[Source code of charts]
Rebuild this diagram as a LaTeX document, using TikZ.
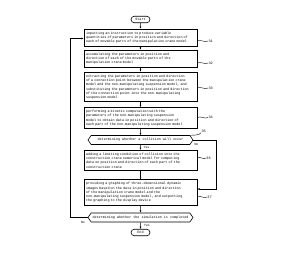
\documentclass[tikz,border=0pt]{standalone}
\usepackage{fontspec}
\newfontfamily\flowfont{Liberation Mono}
\usetikzlibrary{shapes.symbols,shapes.misc,arrows.meta}

\begin{document}
\begin{tikzpicture}[
    x=1pt, y=-1pt,
    box/.style={rectangle, draw, line width=0.7pt, text width=109pt, inner xsep=2pt, inner ysep=2.5pt, align=left, font=\flowfont\fontsize{3.4}{4.3}\selectfont},
    term/.style={rounded rectangle, draw, line width=0.6pt, minimum width=20pt, minimum height=6.5pt, inner sep=0.5pt, font=\flowfont\fontsize{3.4}{4}\selectfont},
    decide/.style={signal, signal to=west and east, signal pointer angle=110, draw, line width=0.6pt, minimum width=105pt, minimum height=9pt, inner sep=0.5pt, font=\flowfont\fontsize{3.4}{4}\selectfont},
    flow/.style={-{Latex[length=2.2pt,width=1.8pt]}, line width=0.5pt},
    refnum/.style={anchor=west, inner sep=0.3pt, font=\flowfont\fontsize{3.6}{4}\selectfont},
    lead/.style={line width=0.4pt},
    answer/.style={inner sep=0.3pt, font=\flowfont\fontsize{3.2}{4}\selectfont}
]
\useasboundingbox (0,0) rectangle (282,254);

% ===== Terminals =====
\node[term] (start) at (140.5,19.5) {Start};
\node[term] (stop) at (140.5,232.5) {End};

% ===== Steps =====
\node[box] (b1) at (140.5,37.5) {inputting an instruction to produce variable\\quantities of parameters in position and direction of\\each of movable parts of the manipulation crane model};
\node[box] (b2) at (140.5,58.5) {accumulating the parameters in position and\\direction of each of the movable parts of the\\manipulation crane model};
\node[box] (b3) at (140.5,87) {extracting the parameters in position and direction\\of a connection point between the manipulation crane\\model and the non-manipulating suspension model, and\\substituting the parameters in position and direction\\of the connection point into the non-manipulating\\suspension model};
\node[box] (b4) at (140.5,118) {performing a kinetic computation with the\\parameters of the non-manipulating suspension\\model to obtain data in position and direction of\\each part of the non-manipulating suspension model};
\node[decide] (d1) at (140.5,140) {determining whether a collision will occur};
\node[box] (b5) at (140.5,160.5) {adding a limiting condition of collision into the\\construction crane numerical model for computing\\data on position and direction of each part of the\\construction crane};
\node[box] (b6) at (140.5,192.5) {providing a graphing of three-dimensional dynamic\\images based on the data in position and direction\\of the manipulation crane model and the\\non-manipulating suspension model, and outputting\\the graphing to the display device};
\node[decide] (d2) at (140.5,217.5) {determining whether the simulation is completed};

% ===== Main flow =====
\draw[flow] (start) -- (b1);
\draw[flow] (b1) -- (b2);
\draw[flow] (b2) -- (b3);
\draw[flow] (b3) -- (b4);
\draw[flow] (b4) -- (d1);
\draw[flow] (d1) -- (b5);
\draw[flow] (b5) -- (b6);
\draw[flow] (b6) -- (d2);
\draw[flow] (d2) -- (stop);

% ===== Loops =====
\coordinate (loopR) at (216,189);
\coordinate (loopL) at (70,38.5);
\draw[flow] (d1.east) -| (loopR) -- (loopR -| b6.east);
\draw[flow] (d2.west) -| (loopL) -- (loopL -| b1.west);

\node[answer] (no1) at (196.5,144.5) {No};
\node[answer] (yes1) at (146.5,147) {Yes};
\node[answer] (no2) at (83,222.5) {No};
\node[answer] (yes2) at (147,225) {Yes};

% ===== Reference numerals =====
\node[refnum] (r31) at (208,41) {31};
\node[refnum] (r32) at (208,63) {32};
\node[refnum] (r33) at (208,88) {33};
\node[refnum] (r34) at (208,117.5) {34};
\node[refnum] (r35) at (201,131) {35};
\node[refnum] (r36) at (206,158) {36};
\node[refnum] (r37) at (207,197) {37};

\foreach \b/\r in {b1/r31, b2/r32, b3/r33, b4/r34, b5/r36, b6/r37}
  \draw[lead] (\b.east |- \r.west) .. controls +(3,-2) and +(-3,2) .. (\r.west);
\draw[lead] ([xshift=-3pt]d1.north east) .. controls +(4,0) and +(-1,3) .. (r35.south west);

\end{tikzpicture}
\end{document}
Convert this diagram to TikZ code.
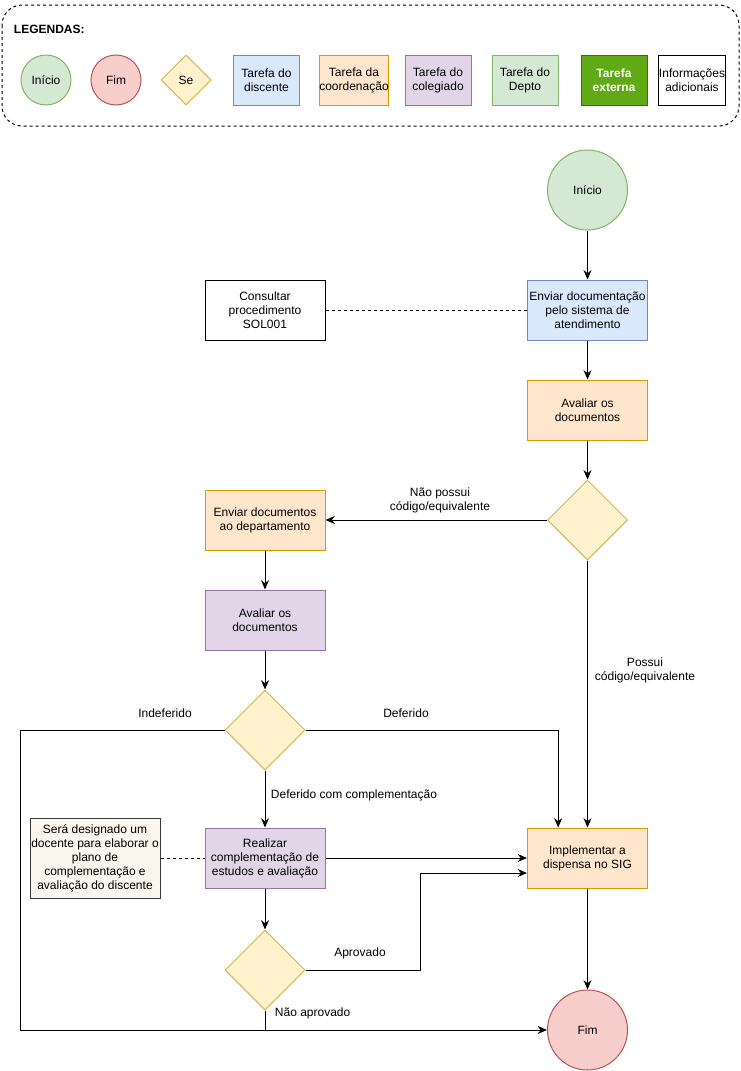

__Request__
Return the lines exactly as they stand, from the start of the entries through the line holding "(stop) at (140.5,232.5)"; omit the pictures.

__Exercise answer__
Rebuild this diagram as a LaTeX document, using TikZ.
\documentclass[tikz,border=0pt]{standalone}
\usepackage{fontspec}
\newfontfamily\flowfont{Liberation Mono}
\usetikzlibrary{shapes.symbols,shapes.misc,arrows.meta}

\begin{document}
\begin{tikzpicture}[
    x=1pt, y=-1pt,
    box/.style={rectangle, draw, line width=0.7pt, text width=109pt, inner xsep=2pt, inner ysep=2.5pt, align=left, font=\flowfont\fontsize{3.4}{4.3}\selectfont},
    term/.style={rounded rectangle, draw, line width=0.6pt, minimum width=20pt, minimum height=6.5pt, inner sep=0.5pt, font=\flowfont\fontsize{3.4}{4}\selectfont},
    decide/.style={signal, signal to=west and east, signal pointer angle=110, draw, line width=0.6pt, minimum width=105pt, minimum height=9pt, inner sep=0.5pt, font=\flowfont\fontsize{3.4}{4}\selectfont},
    flow/.style={-{Latex[length=2.2pt,width=1.8pt]}, line width=0.5pt},
    refnum/.style={anchor=west, inner sep=0.3pt, font=\flowfont\fontsize{3.6}{4}\selectfont},
    lead/.style={line width=0.4pt},
    answer/.style={inner sep=0.3pt, font=\flowfont\fontsize{3.2}{4}\selectfont}
]
\useasboundingbox (0,0) rectangle (282,254);

% ===== Terminals =====
\node[term] (start) at (140.5,19.5) {Start};
\node[term] (stop) at (140.5,232.5) {End};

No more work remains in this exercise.